8. During the mediation session you should not openly undermine the mediator’s conduct of the mediation. A mediator is a complete neutral in this process, and has, as his or her objective, a goal of being able to reach a full and final settlement of your case. If in your client’s presence you “challenge” the mediator’s method of conducting the session, you will bring the mediation to an immediate standstill, and impasse. (With that said, if you truly believe the mediator’s impartiality is in question, then request a private conference with the mediator and the opposing attorney only, without the clients present, and then voice your concerns openly and frankly.) You must remember that your client is relying upon you for your advice and guidance, not on the mediator. Consequently, and psychologically, once you plant in your client the perception that the mediator is no longer completely neutral, the chance for a successful mediation is remote, if not impossible.

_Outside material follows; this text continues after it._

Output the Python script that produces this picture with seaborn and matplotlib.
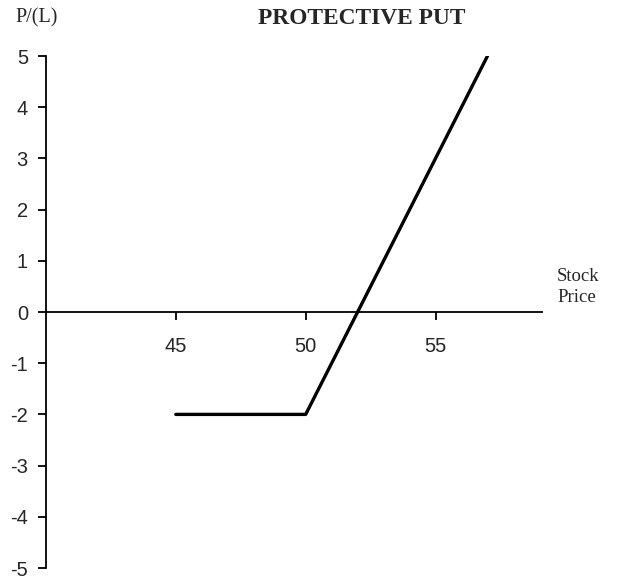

9. Please do not trivialize a mediation session as being “less important” than the trial of a case inside a family courtroom…and do not trivialize the work of a competent mediator. It is far better – and much less expensive – for your clients and you if you request that your chief administrative family court judge (CAJ) waive mediation in your case, rather than your making only a half-hearted attempt to participate in this process. Where professionalism and professional courtesies are involved, mediators, like attorneys, have long memories.

10. And finally, you are once again urged to consider entering into a blended form of mediation/arbitration, which is gaining acceptance statewide as the ultimate form of a family law dispute resolution. Ethically, however, in agreeing to this form of ADR, your clients and you should be prepared to agree there will be no “confidential mediation” matters which might temper or impact upon the mediator’s role on the “arbitration” side of this process. Nevertheless, if your clients and you are intent on bringing a final resolution to the case, then a blended mediation/arbitration process should provide you with that excellent opportunity.